START SOURCE DATA

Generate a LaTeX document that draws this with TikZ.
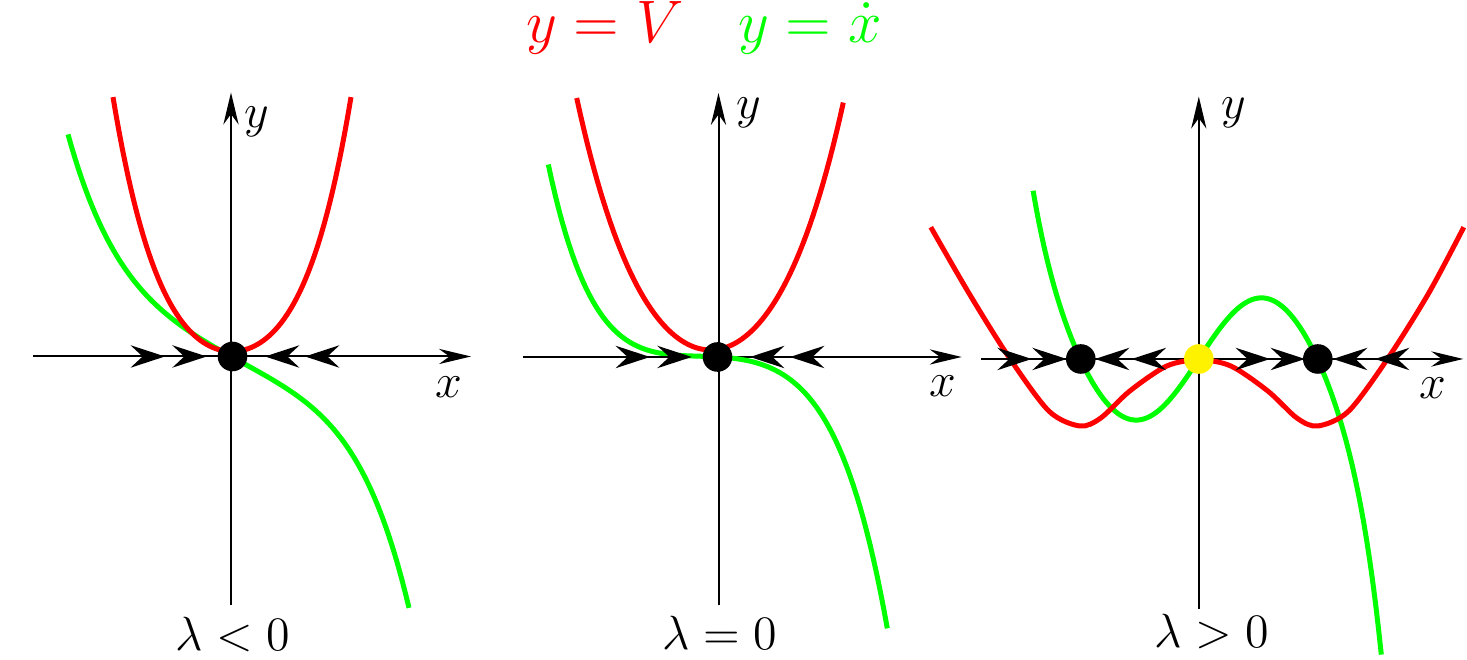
\RequirePackage{fix-cm}
\documentclass[tikz,border=0pt]{standalone}
\usepackage{tikz}
\usetikzlibrary{arrows.meta}

\tikzset{
  axis/.style={line width=0.5pt,-{Stealth[length=8pt,width=3.8pt,inset=2.6pt]}},
  flow/.style={line width=0.5pt,-{Stealth[length=8.6pt,width=5.6pt,inset=3pt]}},
  potV/.style={red,line width=1.25pt},
  velX/.style={green,line width=1.25pt},
  eqpt/.style={circle,fill=black,inner sep=0pt,minimum size=7.4pt},
  lbl/.style={font=\fontsize{12}{14}\selectfont,inner sep=0pt},
  legend/.style={font=\fontsize{15}{18}\selectfont,inner sep=0pt,anchor=base},
}

\begin{document}
\begin{tikzpicture}[x=0.25pt,y=0.25pt,
  declare function={
    vneg(\s)=5+106*\s*\s+52*\s*\s*\s*\s;
    xneg(\s)=5*\s*\s-55.6*\s-14*\s*\s*\s-5*\s*\s*\s*\s*\s;
    vzero(\w)=7+109.6*\w*\w+17.4*\w*\w*\w*\w;
    xzero(\s)=-6*\s-15*\s*\s-24.8*\s*\s*\s-7.24*\s*\s*\s*\s*\s;
    xpos(\s)=180.4*\s-258.9*\s*\s*\s+104.4*\s*\s*\s*\s*\s-25.9*\s*\s*\s*\s*\s*\s*\s;
  }]
\useasboundingbox (0,0) rectangle (1467,660);

% legend
\node[legend,red] (legV) at (605,617) {$y=V$};
\node[legend,green] (legX) at (810,617) {$y=\dot{x}$};

% lambda < 0
\begin{scope}[shift={(231,303.5)}]
\coordinate (xa1) at (-197.7,0); \coordinate (xb1) at (240,0);
\coordinate (ya1) at (0,-248.5); \coordinate (yb1) at (0,264);
\draw[axis] (xa1) -- (xb1);
\draw[axis] (ya1) -- (yb1);
\draw[velX] plot[domain=-163:178,samples=100] (\x,{xneg(\x/100)});
\draw[potV] plot[domain=-118:120,samples=80] (\x,{vneg((\x-1)/100)});
\foreach \a/\b in {-110/-66,-68/-24.3,75/34,119/74} \draw[flow] (\a,0) -- (\b,0);
\node[eqpt] (eq1) at (1.5,0) {};
\node[lbl] (ylab1) at (25.7,234.5) {$y$};
\node[lbl] (xlab1) at (218,-30.5) {$x$};
\node[lbl] (lam1) at (2,-277.5) {$\lambda<0$};
\end{scope}

% lambda = 0
\begin{scope}[shift={(718.5,303)}]
\coordinate (xa2) at (-195.2,0); \coordinate (xb2) at (243.2,0);
\coordinate (ya2) at (0,-248.3); \coordinate (yb2) at (0,264);
\draw[axis] (xa2) -- (xb2);
\draw[axis] (ya2) -- (yb2);
\draw[velX] plot[domain=-170.2:168.8,samples=100] (\x,{xzero(\x/100)});
\draw[potV] plot[domain=-141.8:124.8,samples=80] (\x,{vzero(\x/100+0.08)});
\foreach \a/\b in {-112/-68.5,-70/-26.8,75/31.5,115/71.5} \draw[flow] (\a,0) -- (\b,0);
\node[eqpt] (eq2) at (-1,0) {};
\node[lbl] (ylab2) at (30.5,244) {$y$};
\node[lbl] (xlab2) at (224.8,-29) {$x$};
\node[lbl] (lam2) at (1.5,-276) {$\lambda=0$};
\end{scope}

% lambda > 0
\begin{scope}[shift={(1198.8,301)}]
\coordinate (xa3) at (-217.4,0); \coordinate (xb3) at (264.5,0);
\coordinate (ya3) at (0,-250); \coordinate (yb3) at (0,262.4);
\draw[axis] (xa3) -- (xb3);
\draw[axis] (ya3) -- (yb3);
\draw[velX] plot[domain=-165.7:182.5,samples=120] (\x,{xpos(\x/118.5)});
\draw[potV] plot[smooth] coordinates {(-268,131.8) (-230,66) (-190,2) (-150,-52) (-119,-67) (-98,-59) (-69,-32) (-32,-7) (0,-1) (32,-7) (69,-32) (98,-59) (119,-67) (150,-52) (190,2) (230,66) (265,131.8)};
\foreach \a/\b in {-209/-167.1,-169/-132.1,-67/-103.8,-26/-67.1,26/71.2,68/106.2,178/134.2,219/176.2} \draw[flow] (\a,0) -- (\b,0);
\node[eqpt] (eq3a) at (-118,0) {};
\node[eqpt,fill=yellow] (eq3b) at (0,0) {};
\node[eqpt] (eq3c) at (119,0) {};
\node[lbl] (ylab3) at (35,246) {$y$};
\node[lbl] (xlab3) at (234,-29) {$x$};
\node[lbl] (lam3) at (13.2,-272) {$\lambda>0$};
\end{scope}
\end{tikzpicture}
\end{document}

END SOURCE DATA

- **WORK TO BE COMPLETED**
Write down every line from the opening of the listing to the line with "(legX) at (810,617)", both included, and nothing else; the pictures are omitted.

- **THE COMPLETED TASK**
Generate a LaTeX document that draws this with TikZ.
\RequirePackage{fix-cm}
\documentclass[tikz,border=0pt]{standalone}
\usepackage{tikz}
\usetikzlibrary{arrows.meta}

\tikzset{
  axis/.style={line width=0.5pt,-{Stealth[length=8pt,width=3.8pt,inset=2.6pt]}},
  flow/.style={line width=0.5pt,-{Stealth[length=8.6pt,width=5.6pt,inset=3pt]}},
  potV/.style={red,line width=1.25pt},
  velX/.style={green,line width=1.25pt},
  eqpt/.style={circle,fill=black,inner sep=0pt,minimum size=7.4pt},
  lbl/.style={font=\fontsize{12}{14}\selectfont,inner sep=0pt},
  legend/.style={font=\fontsize{15}{18}\selectfont,inner sep=0pt,anchor=base},
}

\begin{document}
\begin{tikzpicture}[x=0.25pt,y=0.25pt,
  declare function={
    vneg(\s)=5+106*\s*\s+52*\s*\s*\s*\s;
    xneg(\s)=5*\s*\s-55.6*\s-14*\s*\s*\s-5*\s*\s*\s*\s*\s;
    vzero(\w)=7+109.6*\w*\w+17.4*\w*\w*\w*\w;
    xzero(\s)=-6*\s-15*\s*\s-24.8*\s*\s*\s-7.24*\s*\s*\s*\s*\s;
    xpos(\s)=180.4*\s-258.9*\s*\s*\s+104.4*\s*\s*\s*\s*\s-25.9*\s*\s*\s*\s*\s*\s*\s;
  }]
\useasboundingbox (0,0) rectangle (1467,660);

% legend
\node[legend,red] (legV) at (605,617) {$y=V$};
\node[legend,green] (legX) at (810,617) {$y=\dot{x}$};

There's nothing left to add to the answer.